Resource:

https://dl.acm.org/doi/10.1145/2213836.2213838

Thoughts:

  • Move as much work as possible earlier in the transaction to avoid the bottleneck of the sequencer and out of the transaction boundaries.
  • Artificial delays to enforce tx order. Nondeterministic execution of transactions in a distributed databases can arbitrarily reorder the transactions maximizing the resource utilization, deterministic execution is a key concept in the Calvin database system, which respects the sequencer’s order of the transactions, but introduces artificial delays for the scheduler to enforce the order.
  • Slow-storage and network delays handle the same. Calvin’s transaction throughput is unaffected by the presence of transactions that access slow storage nodes or that are access remote data partitions via the network.
  • Predict latencies in order to enforce deterministic execution. The Calvin system uses the predictive latency to enforce the deterministic execution of the transactions both for the local and remote transactions.
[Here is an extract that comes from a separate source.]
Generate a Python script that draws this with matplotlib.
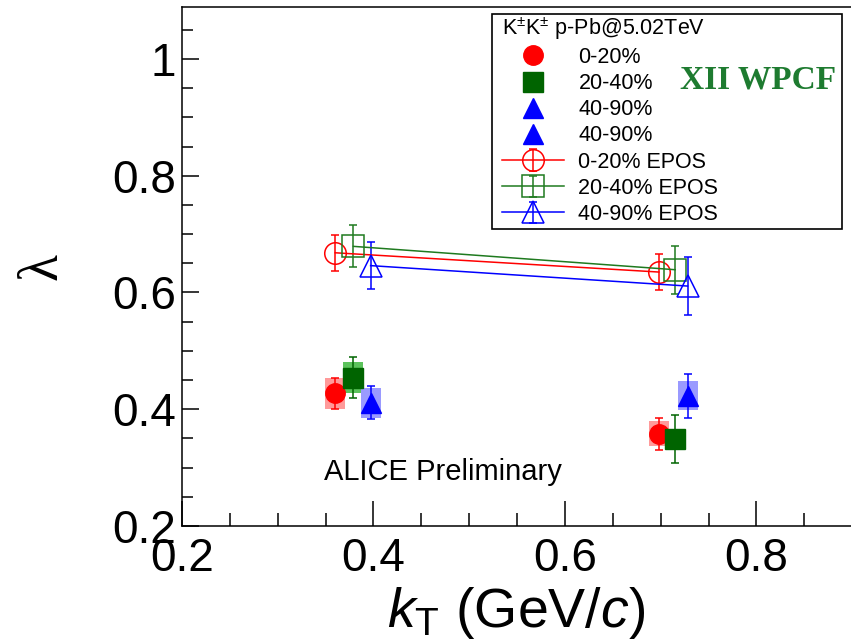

The sequencer must track which keys are in-memory and which are on-disk on all storage nodes to predict the latencies.

Key Takeaways:

  • The sensitivity of the overall system throughput depends on two factors:
    • The number of machines in the system as for every multi partition transaction the system adds an overhead of: serealizing and deserealizing read requests, context switching between transaction to wait for the responses, setting up, executing and cleaning up the transactions context.
    • The level of contention. The higher the contention the more likely each machine’s slowdown will affect the overall system throughput as it cause the other machines to slow down their transaction processing as well.